Businesses work with suppliers, across divisions, and with distributors. In the age of relationships, when the art of conversation has made a big
come back, and more and more people have access to search and
publishing tools, the answer to the question "who are your customers?"
may not be as straight forward.
Break any one of those connections, make it less than smooth, and you have a hard time servicing the end customer. The answer never was straight forward, it just got easier to see inconsistencies.
Organizations used to be able to separate customers from prospective customers until they were ready to put them in the same room. Or, as the discussion in the comments at Jackie Huba's post about Groupon shows, it was easier to separate the experience of buyers from those of suppliers.
How about the treatment you receive as a customer buying books and goods on their site, and the experience you have as part of the Amazon affiliate program? Do they reflect the same company culture, or are there gaps in execution?
The way we were
Nine years ago, Charles Fishman set out to discover why so many customers feel betrayed, even though everyone believes in delighting the customer.

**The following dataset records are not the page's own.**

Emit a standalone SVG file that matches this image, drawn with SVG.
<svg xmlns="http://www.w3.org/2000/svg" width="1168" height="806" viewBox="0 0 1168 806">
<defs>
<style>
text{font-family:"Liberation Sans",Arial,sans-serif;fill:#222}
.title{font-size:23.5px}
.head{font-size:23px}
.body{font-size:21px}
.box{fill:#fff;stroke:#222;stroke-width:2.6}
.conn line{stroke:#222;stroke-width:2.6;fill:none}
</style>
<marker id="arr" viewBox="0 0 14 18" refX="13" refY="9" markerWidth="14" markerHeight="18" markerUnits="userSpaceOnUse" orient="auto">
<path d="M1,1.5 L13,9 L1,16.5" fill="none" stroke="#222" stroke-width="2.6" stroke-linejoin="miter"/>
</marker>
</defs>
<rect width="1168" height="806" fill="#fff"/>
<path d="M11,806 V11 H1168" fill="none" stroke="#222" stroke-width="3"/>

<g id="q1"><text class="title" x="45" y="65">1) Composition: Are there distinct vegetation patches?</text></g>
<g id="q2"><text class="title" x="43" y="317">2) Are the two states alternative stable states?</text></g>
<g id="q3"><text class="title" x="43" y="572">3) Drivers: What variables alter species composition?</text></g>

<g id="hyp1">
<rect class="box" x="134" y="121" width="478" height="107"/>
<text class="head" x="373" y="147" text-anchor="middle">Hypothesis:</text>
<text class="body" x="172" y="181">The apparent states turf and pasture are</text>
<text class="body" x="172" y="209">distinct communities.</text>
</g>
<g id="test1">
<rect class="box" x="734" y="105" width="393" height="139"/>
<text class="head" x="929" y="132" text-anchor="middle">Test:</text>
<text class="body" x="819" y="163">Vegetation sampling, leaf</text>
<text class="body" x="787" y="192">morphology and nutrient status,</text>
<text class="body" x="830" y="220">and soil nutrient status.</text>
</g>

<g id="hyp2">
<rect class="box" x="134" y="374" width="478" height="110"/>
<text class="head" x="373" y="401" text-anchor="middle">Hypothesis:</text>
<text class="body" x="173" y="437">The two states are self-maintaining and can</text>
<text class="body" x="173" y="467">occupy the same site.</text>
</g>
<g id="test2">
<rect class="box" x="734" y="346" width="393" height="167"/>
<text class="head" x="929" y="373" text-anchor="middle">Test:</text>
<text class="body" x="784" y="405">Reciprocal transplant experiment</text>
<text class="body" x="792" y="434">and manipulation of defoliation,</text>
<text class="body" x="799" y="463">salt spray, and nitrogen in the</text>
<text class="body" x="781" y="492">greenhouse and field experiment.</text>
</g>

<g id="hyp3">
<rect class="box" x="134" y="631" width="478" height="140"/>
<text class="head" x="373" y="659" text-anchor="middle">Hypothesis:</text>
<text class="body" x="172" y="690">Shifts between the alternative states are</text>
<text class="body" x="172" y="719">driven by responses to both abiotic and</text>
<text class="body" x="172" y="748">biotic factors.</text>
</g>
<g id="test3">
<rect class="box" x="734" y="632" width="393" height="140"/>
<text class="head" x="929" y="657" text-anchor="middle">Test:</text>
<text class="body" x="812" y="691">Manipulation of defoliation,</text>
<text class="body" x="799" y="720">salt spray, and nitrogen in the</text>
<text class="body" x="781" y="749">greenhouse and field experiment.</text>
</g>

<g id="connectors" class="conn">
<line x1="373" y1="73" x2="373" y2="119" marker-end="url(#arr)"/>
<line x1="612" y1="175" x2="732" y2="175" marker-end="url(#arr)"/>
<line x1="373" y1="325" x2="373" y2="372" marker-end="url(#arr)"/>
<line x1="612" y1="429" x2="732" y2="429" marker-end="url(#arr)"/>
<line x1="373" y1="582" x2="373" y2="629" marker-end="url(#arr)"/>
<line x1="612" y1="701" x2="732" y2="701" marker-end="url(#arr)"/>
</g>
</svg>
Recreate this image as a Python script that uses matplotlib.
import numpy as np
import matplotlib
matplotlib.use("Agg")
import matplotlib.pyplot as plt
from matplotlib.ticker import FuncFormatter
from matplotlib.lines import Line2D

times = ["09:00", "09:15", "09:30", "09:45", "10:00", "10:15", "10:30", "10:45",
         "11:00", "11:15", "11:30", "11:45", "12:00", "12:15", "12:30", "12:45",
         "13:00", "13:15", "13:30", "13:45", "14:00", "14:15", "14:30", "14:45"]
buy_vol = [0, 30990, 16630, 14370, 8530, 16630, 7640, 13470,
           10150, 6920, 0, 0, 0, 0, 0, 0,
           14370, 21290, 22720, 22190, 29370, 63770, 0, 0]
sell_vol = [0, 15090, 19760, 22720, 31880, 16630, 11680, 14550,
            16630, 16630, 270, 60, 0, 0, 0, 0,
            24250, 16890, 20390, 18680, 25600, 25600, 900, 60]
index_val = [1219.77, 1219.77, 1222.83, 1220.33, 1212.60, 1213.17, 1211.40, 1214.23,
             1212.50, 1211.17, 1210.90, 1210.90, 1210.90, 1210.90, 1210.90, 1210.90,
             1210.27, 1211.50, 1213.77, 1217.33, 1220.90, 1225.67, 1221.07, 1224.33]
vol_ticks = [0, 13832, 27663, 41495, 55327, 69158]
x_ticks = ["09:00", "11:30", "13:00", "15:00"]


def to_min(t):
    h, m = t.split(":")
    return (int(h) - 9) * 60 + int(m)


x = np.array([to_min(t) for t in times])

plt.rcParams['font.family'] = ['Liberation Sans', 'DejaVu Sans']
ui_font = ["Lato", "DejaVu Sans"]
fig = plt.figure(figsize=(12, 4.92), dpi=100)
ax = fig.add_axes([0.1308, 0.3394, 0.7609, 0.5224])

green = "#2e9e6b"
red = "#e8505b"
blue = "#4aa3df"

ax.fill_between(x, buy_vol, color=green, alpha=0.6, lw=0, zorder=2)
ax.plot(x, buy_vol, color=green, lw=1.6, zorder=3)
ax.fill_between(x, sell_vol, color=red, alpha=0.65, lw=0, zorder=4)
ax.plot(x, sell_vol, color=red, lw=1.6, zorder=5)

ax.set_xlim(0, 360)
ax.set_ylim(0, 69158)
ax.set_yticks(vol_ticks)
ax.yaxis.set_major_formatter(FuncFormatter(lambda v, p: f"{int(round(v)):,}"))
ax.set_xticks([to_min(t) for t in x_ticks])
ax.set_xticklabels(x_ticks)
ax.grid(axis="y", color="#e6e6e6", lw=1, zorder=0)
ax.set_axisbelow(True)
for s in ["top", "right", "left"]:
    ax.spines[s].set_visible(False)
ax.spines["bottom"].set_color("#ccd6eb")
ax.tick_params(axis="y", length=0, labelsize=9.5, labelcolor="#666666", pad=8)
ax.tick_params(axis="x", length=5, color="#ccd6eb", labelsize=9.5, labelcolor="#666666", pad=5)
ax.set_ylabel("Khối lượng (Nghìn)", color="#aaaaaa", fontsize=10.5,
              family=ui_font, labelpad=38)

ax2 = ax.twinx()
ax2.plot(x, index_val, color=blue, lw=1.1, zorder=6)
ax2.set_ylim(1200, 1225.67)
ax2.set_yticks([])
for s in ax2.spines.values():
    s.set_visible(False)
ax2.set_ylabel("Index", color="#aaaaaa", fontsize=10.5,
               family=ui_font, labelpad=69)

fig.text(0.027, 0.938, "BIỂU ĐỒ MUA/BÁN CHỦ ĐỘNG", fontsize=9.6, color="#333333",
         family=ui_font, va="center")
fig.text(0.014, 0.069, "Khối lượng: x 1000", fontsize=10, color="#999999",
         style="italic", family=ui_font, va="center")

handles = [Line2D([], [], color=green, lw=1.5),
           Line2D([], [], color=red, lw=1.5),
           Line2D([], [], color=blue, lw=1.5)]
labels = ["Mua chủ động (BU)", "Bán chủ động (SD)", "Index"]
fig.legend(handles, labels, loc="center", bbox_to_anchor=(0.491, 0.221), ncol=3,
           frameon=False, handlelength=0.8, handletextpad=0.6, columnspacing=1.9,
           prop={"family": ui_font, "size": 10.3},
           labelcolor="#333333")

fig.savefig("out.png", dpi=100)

See if this conversation from his article sounds familiar (both from the inside and the outside of the situation -- an alleged fraud case):Fraud: "He thought he was cloned, but he wasn't."

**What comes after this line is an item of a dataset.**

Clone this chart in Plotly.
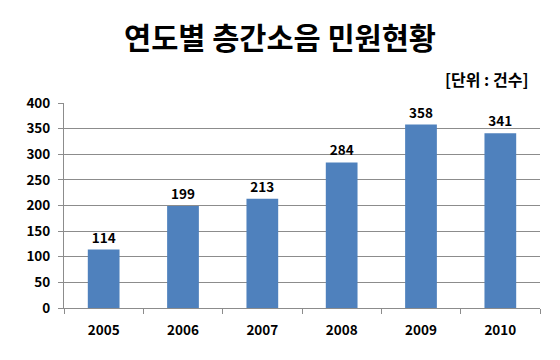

Chad: "His bills did go from almost nothing to sky-high ..."
Fraud: "We can send him to a cloning specialist and make it 'official' if you want ... "
Chad: "He's denying that he made or received the calls."
The impatient woman from fraud dials the Sprint PCS cloning customer-care department and ... is put on hold.
Do you ever wonder what's going on while you're waiting on hold for customer service? Really, you couldn't even imagine.
Chad, the customer-care advocate, is talking to a woman who is Chad's customer-care advocate. She has called her customer-care advocate, who is busy on another call. So now we have two customer-care advocates on hold waiting for a third customer-care advocate. Meanwhile, a fuming customer from Lubbock (who may or may not be trying to rip Sprint off for $1,600) waits. On hold.
That, right there, is customer service in the new economy.
Read the whole article, it's well-researched, and much of it is still very relevant today. Maybe customer service is not worse than it used to be, or as bad as we'd like to say it is as customers. Twitter accounts are only raising expectations if the business is not fixing what is the problem in the first place.
I'm with Fishman, although as customers we can be quite bitchy and irrational,
what is striking is how little it takes to make people happy, how little it takes to get it right, and how long 40 seconds really is. But what is also striking is how hard it would be to automate this process. To do it right doesn't require much, but it does require a spark of human intelligence on both ends of the transaction.
What's possible
Customer service can be an endless source of ideas for the business, an opportunity to analyze problems and devise solutions, kind of like the way Amazon treats it. Problems are bound to creep up with so many moving parts in business. It's what you do with the information that makes a difference.
Armed with the ability to spread information and attract others who are having a similar issue, research options, and mobilize teams on the inside of the business, is the customer finally in charge?